Es gibt auch eine Kurzgeschichte, die sich der Politik und den Politikern widmet. In dieser übt Gerlach ganz konkrete Gesellschaftskritik, verpackt diese aber in eine abgedrehte Liebesgeschichte, gewürzt mit viel Absurdität.

Der Ich-Erzähler hat eine Geliebte namens Freiheit.

"Es gefällt mir, wenn Eltern ihre Töchter nach unseren Grundwerten benennen. Heute trifft man überall junge Mädchen, die Freiheit, Demokratie, Frieden, Moral oder Ethik heißen."

Freiheit dürfte nicht bei ihm, dem Erzähler, sein. Befehl von oben, sprich, ihrem Vater.

"Ihr Vater gehört zu jenen Personen, denen niemand widersprechen darf. Wenn ich ihn im Fernsehen in seinem Rollstuhl sitzen sehe, weiß ich, dass ihn der einzelne Mensch nicht erbarmen kann. Er muss an alle denken. Er darf nicht anders sein. ... Wir führen einen letzten Kampf um die Grundwerte unserer Zivilisation."

So jener wichtige Mann, Vater von Freiheit.

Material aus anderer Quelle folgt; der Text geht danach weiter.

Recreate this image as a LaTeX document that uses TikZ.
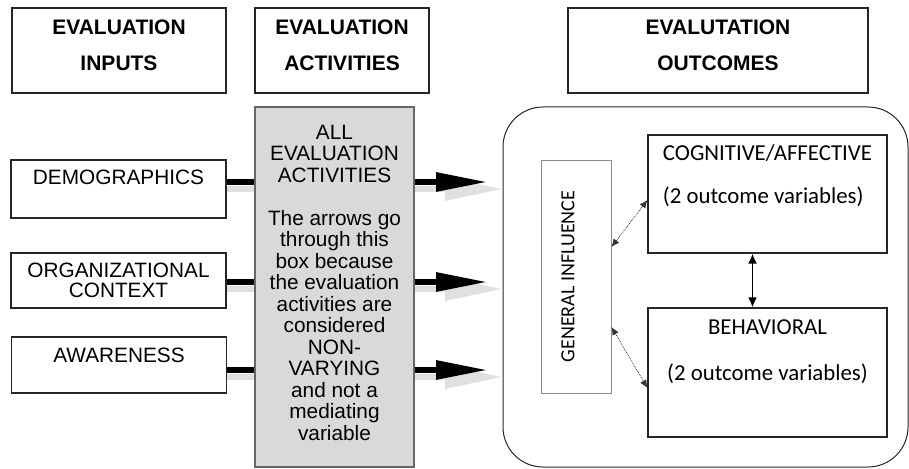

Um weiterhin zu ihrem Geliebten kommen zu können, muss Freiheit ihren eigenen Tod vortäuschen. Aber ist sie danach noch dieselbe?

 

Gerlach hält sich an das, was "die Frau des Chefs" in seiner Geschichte "Der Chef" sagt:

"Etwas musst du noch wissen. Für deine neue Aufgabe kommt es nicht auf die Antworten an. Verstehst du, du

musst keine Antworten geben. Du musst nur die Fragen einsammeln."

 

Den Erzählungen liegt ein tiefes Interesse an der Gegenwart zugrunde. Dieser fühlt er auf den Zahn, mit viel Sympathie für seine Figuren. Diese schrägen Typen alle in einem Raum zu versammeln, wäre gefährlich bis explosiv. Sie zusammen in einem Buch auftreten zu lassen, ist sehr anregend.